External lending to Greek banks, companies and institutions has largely ceased. The crunch will come if the European Central Bank, guardian of the euro, stops supplying cash to Greece and the country has to resurrect its own currency. It could happen quickly, it could have happened overnight.
Stockmarkets around the world and currencies such as our own fell this week with the sense that the moment of truth has arrived. Markets are ready, they've already coined a name for it.
The sooner the "Grexit" happens the better. Much of Europe is back in recession and the rest of us - as we will hear in the Budget on Thursday - are feeling the chill.
Europe's currency crisis may not be the only lingering illness in the world economy but it is the most visible and scary, because nobody quite knows quite how a country quits a common currency. Nobody has seen a currency like the euro before.
I was taught that money is issued by the sovereign power in the economy the currency represents, and that if the sovereign's laws, debts, tariffs, taxation or spending raise producers' costs too much the exchange value of its currency is likely to drop.
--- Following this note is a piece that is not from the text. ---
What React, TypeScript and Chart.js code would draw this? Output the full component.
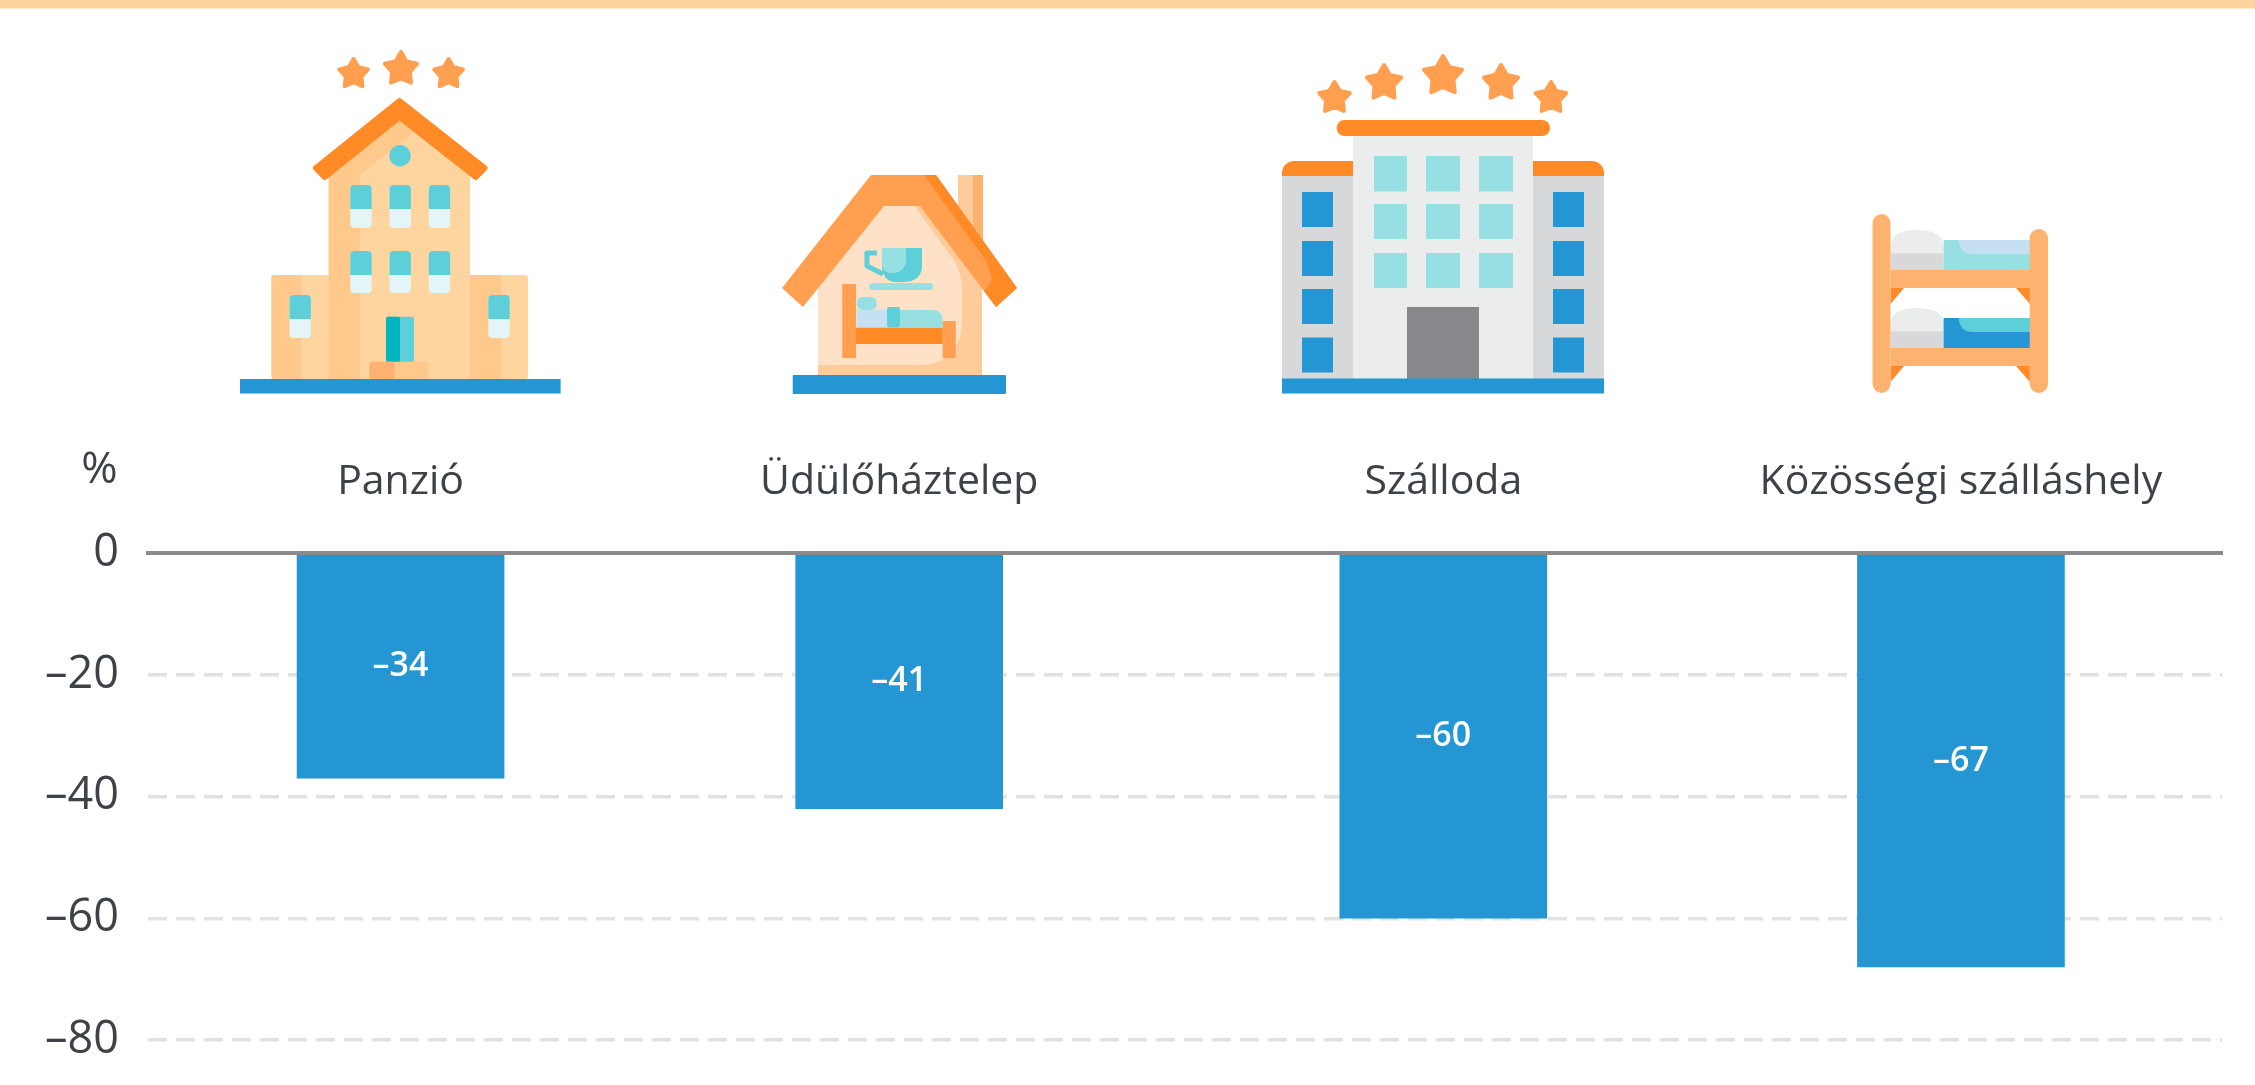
import React, { useEffect, useRef } from "react";
import { Chart, registerables } from "chart.js";

Chart.register(...registerables);

// ---- data ----
const categories = ["Panzió", "Üdülőháztelep", "Szálloda", "Közösségi szálláshely"];
// the categories are unevenly spaced in the original
const categorySlots = [0, 99.7, 208.5, 312];
const barValues = [-37, -42, -60, -68];
const barLabels = ["–34", "–41", "–60", "–67"];
const yTickValues = [0, -20, -40, -60, -80];
const unitLabel = "%";

const FONT = '"Open Sans", sans-serif';
const BLUE = "#2496d4";
const ORANGE = "#ff8a26";
const ORANGE2 = "#ff9f4f";
const PEACH = "#fec98a";
const PEACH2 = "#fed49f";
const APRICOT = "#feb26f";
const TEAL = "#5ccfd9";
const AQUA = "#96e0e3";
const PALE = "#e4f5f7";
const GREY = "#d7d8da";
const LGREY = "#ebedec";
const SKY = "#c5e0f2";

const valueLabelPlugin = {
  id: "valueLabels",
  afterDatasetsDraw(chart: any) {
    const { ctx } = chart;
    const meta = chart.getDatasetMeta(0);
    ctx.save();
    ctx.font = `600 34px ${FONT}`;
    ctx.fillStyle = "#ffffff";
    ctx.textAlign = "center";
    ctx.textBaseline = "middle";
    meta.data.forEach((bar: any, i: number) => {
      ctx.fillText(barLabels[i], bar.x, (bar.y + bar.base) / 2);
    });
    ctx.font = `400 44px ${FONT}`;
    ctx.fillStyle = "#3d4248";
    ctx.fillText(unitLabel, 99.5, 470);
    ctx.restore();
  },
};

function starPoints(cx: number, cy: number, r: number) {
  const pts: string[] = [];
  for (let i = 0; i < 10; i++) {
    const rad = i % 2 === 0 ? r : r * 0.55;
    const a = -Math.PI / 2 + (i * Math.PI) / 5;
    pts.push(`${cx + rad * Math.cos(a)},${cy + rad * Math.sin(a)}`);
  }
  return pts.join(" ");
}

const Star = ({ x, y, r }: { x: number; y: number; r: number }) => (
  <polygon points={starPoints(x, y, r - 2)} fill={ORANGE2} stroke={ORANGE2} strokeWidth={4} strokeLinejoin="round" />
);

const R = ({ x, y, x2, y2, f, rx }: { x: number; y: number; x2: number; y2: number; f: string; rx?: number }) => (
  <rect x={x} y={y} width={x2 - x} height={y2 - y} fill={f} rx={rx} />
);

const Win = ({ x, y, y2, split }: { x: number; y: number; y2: number; split: number }) => (
  <g>
    <R x={x - 10.7} y={y} x2={x + 10.7} y2={y2} f={PALE} rx={4} />
    <path
      d={`M${x - 10.7},${split} V${y + 4} Q${x - 10.7},${y} ${x - 6.7},${y} H${x + 6.7} Q${x + 10.7},${y} ${x + 10.7},${y + 4} V${split} Z`}
      fill={TEAL}
    />
  </g>
);

function Icons() {
  return (
    <svg width={2255} height={1085} style={{ position: "absolute", left: 0, top: 0, pointerEvents: "none" }}>
      <rect x={0} y={0} width={2255} height={8.5} fill="#fdd49e" />

      {/* Panzió */}
      <g>
        <Star x={353.6} y={74} r={17} />
        <Star x={401} y={69} r={19} />
        <Star x={448.6} y={74} r={17} />
        <R x={271.5} y={275} x2={528} y2={379} f={PEACH2} rx={3} />
        <R x={271.5} y={275} x2={301.4} y2={379} f={PEACH} rx={3} />
        <R x={470} y={275} x2={501} y2={379} f={PEACH} />
        <polygon points="328.7,175 399.5,110 470,175 470,379 328.7,379" fill={PEACH2} />
        <polygon points="328.7,175 399.5,110 412.7,133 359.6,175 359.6,379 328.7,379" fill={PEACH} />
        <polygon
          points="316,168 399.5,101 484.5,168 475.8,177 399.5,117 324.7,177"
          fill={ORANGE}
          stroke={ORANGE}
          strokeWidth={6}
          strokeLinejoin="round"
        />
        <circle cx={400} cy={155.7} r={10.7} fill={TEAL} />
        {[361, 400.2, 439.5].map((x) => (
          <Win key={`a${x}`} x={x} y={185} y2={228} split={209} />
        ))}
        {[361, 400.2, 439.5].map((x) => (
          <Win key={`b${x}`} x={x} y={251} y2={293} split={275} />
        ))}
        <Win x={300.2} y={295} y2={338} split={319} />
        <Win x={499} y={295} y2={338} split={319} />
        <R x={386} y={316.7} x2={414} y2={362} f={TEAL} rx={2} />
        <R x={386} y={316.7} x2={400} y2={362} f="#00b5c0" rx={2} />
        <R x={369.5} y={361.7} x2={428} y2={379} f={PEACH} rx={2} />
        <R x={369.5} y={361.7} x2={394.5} y2={379} f={APRICOT} rx={2} />
        <R x={240} y={379} x2={560.6} y2={393.5} f={BLUE} />
      </g>

      {/* Üdülőháztelep */}
      <g>
        <R x={958} y={175} x2={983} y2={240} f="#fecb9b" />
        <R x={973} y={175} x2={983} y2={240} f={APRICOT} />
        <polygon points="818,280 884,200 920,200 982,290 982,375 818,375" fill="#ffe1c8" />
        <path
          d="M913,204 H926 L982,285 V375 H818 V365 H923 Q962,362 962,320 V285 Q960,268 952,258 Z"
          fill="#fecb9b"
        />
        <polygon points="871,175 936,175 1017,288 996,307 920,206 884,206 803,307 782,288" fill={ORANGE2} />
        <polygon points="924,175 936,175 1017,288 996,307 984,291 992,280 987,262" fill={ORANGE} />
        <path d="M877,253 H867 V266 L883,274" fill="none" stroke={TEAL} strokeWidth={5} strokeLinejoin="round" />
        <path d="M882,250 Q882,248 885,248 H922 V268 Q920,282 903,282 H894 Q882,280 882,265 Z" fill={TEAL} />
        <path d="M882,250 Q882,248 885,248 H906 V262 Q904,272 894,273 H888 Q882,270 882,262 Z" fill={AQUA} />
        <R x={869} y={283} x2={933} y2={290} f={AQUA} rx={3.5} />
        <R x={842.3} y={284} x2={856} y2={358} f={ORANGE2} />
        <R x={942.7} y={321} x2={955.7} y2={358} f={ORANGE2} />
        <R x={856.7} y={297} x2={877} y2={310} f={AQUA} rx={6} />
        <R x={856.7} y={310} x2={887} y2={327.5} f={SKY} />
        <path d="M900,310 H933 Q942.7,310 942.7,321 V327.5 H900 Z" fill={AQUA} />
        <R x={887} y={307} x2={900} y2={327.5} f={TEAL} rx={2} />
        <R x={856} y={327.7} x2={942.7} y2={344} f={ORANGE} />
        <R x={792.7} y={375} x2={1006} y2={394} f={BLUE} rx={1} />
      </g>

      {/* Szálloda */}
      <g>
        {[1334.5, 1551].map((x) => (
          <Star key={x} x={x} y={98} r={18} />
        ))}
        {[1384, 1501].map((x) => (
          <Star key={x} x={x} y={83} r={20} />
        ))}
        <Star x={1443} y={76} r={22} />
        <R x={1282} y={161} x2={1604} y2={200} f={ORANGE} rx={12} />
        <R x={1282} y={176} x2={1353} y2={379} f={GREY} />
        <R x={1533} y={176} x2={1604} y2={379} f={GREY} />
        <R x={1353} y={130} x2={1533} y2={379} f={LGREY} />
        <R x={1336.6} y={120} x2={1550} y2={136} f={ORANGE} rx={8} />
        {[[156, 191.5], [204, 239], [253, 288]].map(([a, b]) =>
          [[1374, 1407], [1426, 1460], [1479, 1513]].map(([c, d]) => (
            <R key={`${a}${c}`} x={c} y={a} x2={d} y2={b} f={AQUA} />
          ))
        )}
        {[[192, 227], [241, 276], [289, 324], [337.5, 372.5]].map(([a, b]) =>
          [[1302, 1333], [1553, 1584]].map(([c, d]) => (
            <R key={`${a}${c}`} x={c} y={a} x2={d} y2={b} f={BLUE} />
          ))
        )}
        <R x={1407} y={307} x2={1479} y2={379} f="#87888c" />
        <R x={1282} y={378.5} x2={1604} y2={393.5} f={BLUE} />
      </g>

      {/* Közösségi szálláshely */}
      <g>
        {[0, 78].map((d) => (
          <g key={d}>
            <path
              d={`M1890.5,${254 + d} V${245 + d} Q1892,${230 + d} 1917,${230 + d} Q1942,${230 + d} 1943.6,${245 + d} V${254 + d} Z`}
              fill={LGREY}
            />
            <R x={1890.5} y={253.5 + d} x2={1943.6} y2={270 + d} f={GREY} />
            <R x={1943.6} y={240 + d} x2={2030} y2={270 + d} f={d ? BLUE : AQUA} />
            <path
              d={`M1958.6,${240 + d} H2030 V${254 + d} H1972 Q1960,${254 + d} 1958.6,${240 + d} Z`}
              fill={d ? TEAL : SKY}
            />
            <R x={1890.5} y={270 + d} x2={2030} y2={288 + d} f={APRICOT} />
            <polygon points={`1890.5,${288 + d} 1904,${288 + d} 1890.5,${304 + d}`} fill={ORANGE} />
            <polygon points={`2030,${288 + d} 2016,${288 + d} 2030,${304 + d}`} fill={ORANGE} />
          </g>
        ))}
        <R x={1872.6} y={214} x2={1890.5} y2={393} f={APRICOT} rx={9} />
        <R x={2029.7} y={229} x2={2048} y2={393} f={APRICOT} rx={9} />
      </g>
    </svg>
  );
}

export default function App() {
  const ref = useRef<HTMLCanvasElement | null>(null);

  useEffect(() => {
    if (!ref.current) return;
    const chart = new Chart(ref.current, {
      type: "bar",
      data: {
        datasets: [
          {
            data: categorySlots.map((x, i) => ({ x, y: barValues[i] })),
            backgroundColor: BLUE,
            barThickness: 207,
          },
        ],
      },
      plugins: [valueLabelPlugin],
      options: {
        animation: false,
        responsive: false,
        layout: { padding: { left: 0, top: 0, right: 33, bottom: 45 } },
        plugins: { legend: { display: false }, tooltip: { enabled: false } },
        scales: {
          x: {
            type: "linear",
            position: "top",
            offset: false,
            min: -50.5,
            max: 364.2,
            grid: { display: false, drawTicks: false },
            border: { display: true, color: "#8a8a8c", width: 4, z: 2 },
            afterFit: (s: any) => {
              s.height = 553;
            },
            afterBuildTicks: (s: any) => {
              s.ticks = categorySlots.map((value) => ({ value }));
            },
            ticks: {
              autoSkip: false,
              maxRotation: 0,
              padding: 46,
              color: "#3d4248",
              font: { family: FONT, size: 41 },
              callback: (v: any) => categories[categorySlots.indexOf(v)] ?? "",
            },
          },
          y: {
            type: "linear",
            min: -80,
            max: 0,
            afterFit: (s: any) => {
              s.width = 148;
              s.paddingTop = 0;
              s.paddingBottom = 0;
            },
            afterBuildTicks: (s: any) => {
              s.ticks = yTickValues.map((value) => ({ value }));
            },
            grid: {
              drawTicks: false,
              lineWidth: 3.5,
              color: (c: any) => (c.tick && c.tick.value === 0 ? "rgba(0,0,0,0)" : "#e2e2e2"),
            },
            border: { display: false, dash: [19, 9] },
            ticks: {
              padding: 29,
              color: "#3d4248",
              font: { family: FONT, size: 45 },
              callback: (v: any) => String(v).replace("-", "–"),
            },
          },
        },
      },
    } as any);
    return () => chart.destroy();
  }, []);

  return (
    <div style={{ position: "absolute", left: 0, top: 0, width: 2255, height: 1085, overflow: "hidden", background: "#fff" }}>
      <canvas ref={ref} width={2255} height={1085} style={{ display: "block", width: 2255, height: 1085 }} />
      <Icons />
    </div>
  );
}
When it drops, my teacher said, it causes prices of imports to rise, curbing excessive spending, lowering living standards for a while and forcing a democratic sovereign to correct its economic behaviour before the currency falls further.
If its value cannot drop - because the government wants to maintain a certain exchange rate or in this case, because it shares the currency with other states - the strain on the economy will cause inflation, unemployment and increasing social dissension.
That teacher at Canterbury University in 1971 was not taken very seriously at the time. We'd never heard of floating exchange rates, every country fixed them, and devalued them to a lower fixed rate when the strain got too much. The first oil crisis was still two years away and inflation and unemployment in New Zealand would not hit double digits until later in the decade.
Internationally, floating exchange rates became orthodox policy.
The creators of the euro didn't think the orthodoxy mattered, or if it did, it was much less important than their European dream.
Since voters in Europe's various nations persistently decline to sink their differences in a united Europe, the dreamers put up a symbol easier to sell.
A common coin, they said, would be wonderful for cross border trade and travel, and it is. But they ignored warnings that a currency not backed by a sovereign power was a recipe for disaster.
It is difficult to suppress the suspicion that the euro's designers knew it would be unable to reconcile the differences between the various electorates and the calibre of governments in its member nations.
They must have known it was an unstable step, half-way to European unity, and hoped it might give Europe no option but to take the next step.
If they did, they have miscalculated. Europe is not about to take the next step, it looks more likely to let Greece go. It could be the catharsis we need.